Political philosophers have long recognized that the nuclear family is in tension with the ideal of equal opportunity, precisely because different families will give children different head starts in life. To be clear, I’m not proposing the abolition of the nuclear family, as political philosopher John Rawls once suggested in a throwaway comment. While Rawls recognized that the nuclear family detracted from equal opportunity, he also saw that the moral development which occurs within families was crucial for citizens to develop a sense of justice which would keep liberal democracy stable.

In the family, we learn to move beyond self-interest to care about the good of others. The problem is that families may isolate us from those unlike us—religiously, racially, socioeconomically— and make it harder to care for their good because we do not understand their challenges.

How to fix this? We should start by broadening the definition of family. Why not create a new-old model that builds on the age-old notion of extended family?

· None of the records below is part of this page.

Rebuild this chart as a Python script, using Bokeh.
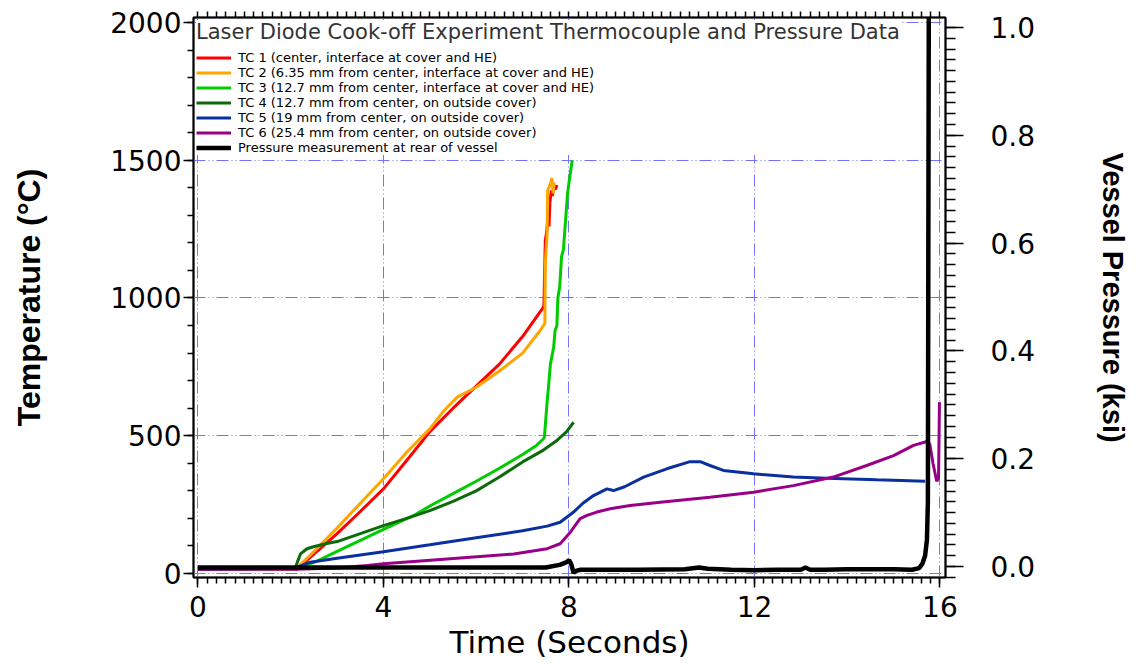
from bokeh.plotting import figure
from bokeh.models import Range1d, LinearAxis, SingleIntervalTicker, FixedTicker, Legend, LegendItem, PrintfTickFormatter
from bokeh.embed import file_html
from bokeh.resources import INLINE

# ---------------- data ----------------
tc1_t = [0, 2.12, 2.5, 3.0, 3.5, 4.0, 4.5, 5.0, 5.5, 6.0, 6.5, 7.0, 7.45, 7.46, 7.49, 7.52, 7.55, 7.57, 7.59, 7.62, 7.64, 7.67, 7.71, 7.74]
tc1_v = [15, 15, 70, 145, 225, 307, 410, 515, 600, 680, 760, 860, 967, 975, 1210, 1240, 1300, 1260, 1350, 1390, 1370, 1400, 1395, 1410]

tc2_t = [0, 2.1, 2.5, 3.0, 3.5, 4.0, 4.5, 5.0, 5.3, 5.59, 6.0, 6.5, 7.0, 7.38, 7.47, 7.48, 7.49, 7.53, 7.54, 7.60, 7.63, 7.66, 7.68]
tc2_v = [15, 15, 80, 165, 255, 344, 440, 525, 590, 640, 676, 735, 800, 882, 905, 905, 1125, 1234, 1390, 1415, 1435, 1380, 1420]

tc3_t = [0, 2.1, 2.5, 3.0, 3.5, 4.0, 4.7, 5.0, 5.5, 6.0, 6.5, 7.0, 7.3, 7.45, 7.47, 7.5, 7.53, 7.56, 7.6, 7.67, 7.7, 7.74, 7.76, 7.8, 7.84, 7.88, 7.93, 7.97, 8.01, 8.07]
tc3_v = [15, 18, 40, 80, 120, 160, 215, 245, 290, 335, 382, 432, 465, 489, 495, 560, 625, 680, 760, 821, 882, 900, 1000, 1040, 1150, 1175, 1290, 1380, 1430, 1500]

tc4_t = [0, 2.1, 2.15, 2.21, 2.35, 2.49, 2.75, 3.0, 3.5, 4.0, 4.5, 5.0, 5.5, 6.0, 6.5, 7.0, 7.45, 7.74, 7.95, 8.1]
tc4_v = [15, 20, 45, 71, 90, 97, 108, 116, 145, 174, 200, 228, 262, 300, 350, 405, 448, 483, 515, 549]

tc5_t = [0, 2.1, 2.42, 3.0, 4.0, 5.0, 6.0, 7.0, 7.53, 7.81, 8.1, 8.3, 8.53, 8.82, 8.96, 9.2, 9.61, 10.11, 10.61, 10.83, 11.04, 11.33, 11.98, 12.84, 13.56, 14.64, 15.68]
tc5_v = [15, 20, 41, 55, 79, 104, 130, 155, 172, 186, 223, 255, 283, 307, 301, 315, 350, 380, 406, 406, 392, 374, 362, 350, 346, 340, 335]

tc6_t = [0, 2.1, 3.0, 3.65, 4.0, 5.37, 6.81, 7.53, 7.81, 8.03, 8.24, 8.39, 8.6, 8.89, 9.32, 9.97, 11.04, 11.98, 12.84, 13.7, 14.42, 15.0, 15.43, 15.72, 15.78, 15.85, 15.93, 15.97, 15.99]
tc6_v = [15, 15, 20, 29, 35, 53, 71, 90, 108, 150, 199, 211, 223, 235, 247, 259, 277, 295, 319, 350, 392, 428, 465, 479, 470, 400, 335, 345, 622]

pr_t = [0, 7.5, 7.8, 7.95, 8.0, 8.05, 8.1, 8.15, 8.25, 8.5, 9.5, 10.5, 10.8, 11.0, 11.5, 12.0, 12.5, 13.0, 13.1, 13.2, 13.5, 14.0, 14.5, 15.0, 15.4, 15.55, 15.62, 15.68, 15.72, 15.74, 15.76]
pr_v = [-0.002, -0.002, 0.003, 0.008, 0.012, 0.004, -0.012, -0.008, -0.006, -0.006, -0.006, -0.005, -0.002, -0.004, -0.006, -0.007, -0.006, -0.006, -0.002, -0.006, -0.006, -0.005, -0.005, -0.005, -0.006, -0.003, 0.005, 0.02, 0.05, 0.12, 1.05]

labels = [
    "TC 1 (center, interface at cover and HE)",
    "TC 2 (6.35 mm from center, interface at cover and HE)",
    "TC 3 (12.7 mm from center, interface at cover and HE)",
    "TC 4 (12.7 mm from center, on outside cover)",
    "TC 5 (19 mm from center, on outside cover)",
    "TC 6 (25.4 mm from center, on outside cover)",
    "Pressure measurement at rear of vessel",
]
colors = ["#ff0000", "#ffa500", "#00cc00", "#0b6b0b", "#0a2f9e", "#990088", "#000000"]
title_text = "Laser Diode Cook-off Experiment Thermocouple and Pressure Data"

# ---------------- figure ----------------
p = figure(frame_width=752, frame_height=560,
           x_range=Range1d(-0.097, 16.12), y_range=Range1d(-14.5, 2018),
           output_backend="svg", toolbar_location=None,
           min_border_left=193, min_border_right=189, min_border_top=17, min_border_bottom=91)
p.extra_y_ranges = {"p": Range1d(-0.0204, 1.0186)}
p.background_fill_color = "white"
p.outline_line_color = "black"
p.outline_line_width = 2

xax = p.xaxis[0]
yax = p.yaxis[0]
xax.ticker = SingleIntervalTicker(interval=4, num_minor_ticks=20)
yax.ticker = SingleIntervalTicker(interval=500, num_minor_ticks=5)

tick_font = "DejaVu Sans"
lab_font = "Liberation Sans"

rax = LinearAxis(y_range_name="p", ticker=SingleIntervalTicker(interval=0.2, num_minor_ticks=10),
                 formatter=PrintfTickFormatter(format="%.1f"))
p.add_layout(rax, "right")

for ax in (xax, yax, rax):
    ax.major_label_text_font = tick_font
    ax.major_label_text_font_size = "28px"
    ax.major_label_text_color = "black"
    ax.axis_label_text_color = "black"
    ax.axis_line_color = "black"
    ax.axis_line_width = 1.5
    ax.major_tick_line_color = "black"
    ax.minor_tick_line_color = "black"
    ax.major_tick_line_width = 1.5
    ax.minor_tick_line_width = 1.5
    ax.major_tick_in = 0
    ax.minor_tick_in = 0
    ax.major_tick_out = 10
    ax.minor_tick_out = 6

xax.axis_label = "Time (Seconds)"
xax.axis_label_text_font = tick_font
xax.axis_label_text_font_style = "normal"
xax.axis_label_text_font_size = "31px"
xax.axis_label_standoff = 4
xax.major_label_standoff = 8

yax.axis_label = "Temperature (°C)"
yax.axis_label_text_font = lab_font
yax.axis_label_text_font_style = "bold"
yax.axis_label_text_font_size = "32px"
yax.axis_label_standoff = 60
yax.major_label_standoff = 2

rax.major_tick_out = 18
rax.minor_tick_out = 10
rax.major_label_standoff = 27
rax.axis_label = "Vessel Pressure (ksi)"
rax.axis_label_text_font = lab_font
rax.axis_label_text_font_style = "bold"
rax.axis_label_text_font_size = "29px"
rax.axis_label_standoff = 59

top_minor = [i * 0.2 for i in range(81)]
tax = LinearAxis(ticker=FixedTicker(ticks=[], minor_ticks=top_minor))
tax.axis_line_color = "black"
tax.axis_line_width = 1.5
tax.minor_tick_in = 0
tax.minor_tick_out = 6
tax.minor_tick_line_color = "black"
tax.minor_tick_line_width = 1.5
tax.major_label_standoff = 0
p.add_layout(tax, "above")

for g in (p.xgrid[0], p.ygrid[0]):
    g.grid_line_color = "#7373ff"
    g.grid_line_width = 1
    g.grid_line_dash = "12 3 1 3 1 3"

series = [(tc1_t, tc1_v), (tc2_t, tc2_v), (tc3_t, tc3_v), (tc4_t, tc4_v), (tc5_t, tc5_v), (tc6_t, tc6_v)]
renderers = []
for (t, v), c in zip(series, colors[:6]):
    renderers.append(p.line(t, v, line_color=c, line_width=3))
renderers.append(p.line(pr_t, pr_v, line_color=colors[6], line_width=4.5, y_range_name="p"))

legend = Legend(items=[LegendItem(label=l, renderers=[r]) for l, r in zip(labels, renderers)],
                location="top_left", title=title_text)
legend.title_text_font = "DejaVu Sans"
legend.title_text_font_size = "21px"
legend.title_text_font_style = "normal"
legend.title_text_color = "#333333"
legend.title_standoff = 6
legend.label_text_font = "DejaVu Sans"
legend.label_text_font_size = "13px"
legend.label_text_color = "black"
legend.glyph_width = 35
legend.glyph_height = 15
legend.label_height = 15
legend.label_standoff = 7
legend.spacing = 0
legend.padding = 4
legend.margin = 3
legend.border_line_color = None
legend.background_fill_color = "white"
legend.background_fill_alpha = 1
p.add_layout(legend)

open("out.html", "w").write(file_html(p, INLINE))
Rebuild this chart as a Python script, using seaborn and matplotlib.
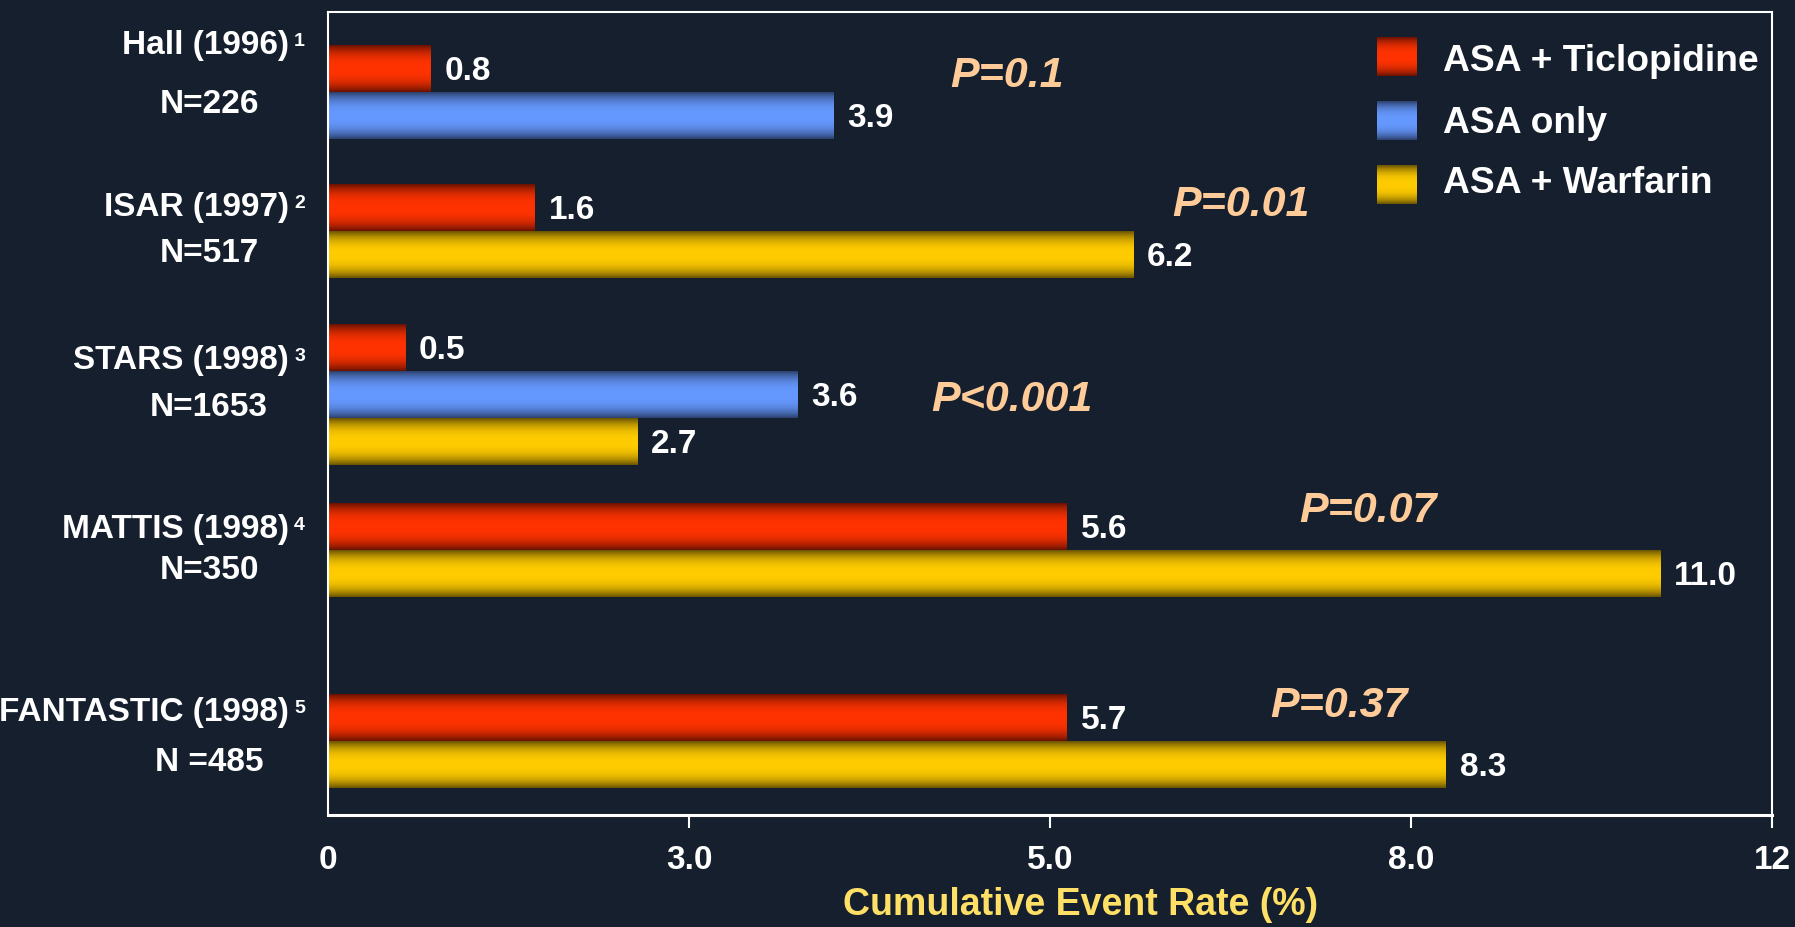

Legal theorists have recently been discussing “in-between” legal family statuses. Currently, one is either a parent or a legal stranger to a child; either a legal spouse, or not. So why not create a path to recognizing the variety of relationships which reach beyond the nuclear family? For instance, “in-between” legal status for grandparents or friends of parents who help care for a child, or kinship status that allows legally recognized relationships within friend groups.

In this way, the law could encourage bonds beyond the nuclear family, and thus ease some of the burdens of isolated nuclear families. This first step could put us on the path to widening circles of trust and care, and to encouraging greater interaction within a vibrant, diverse civil society.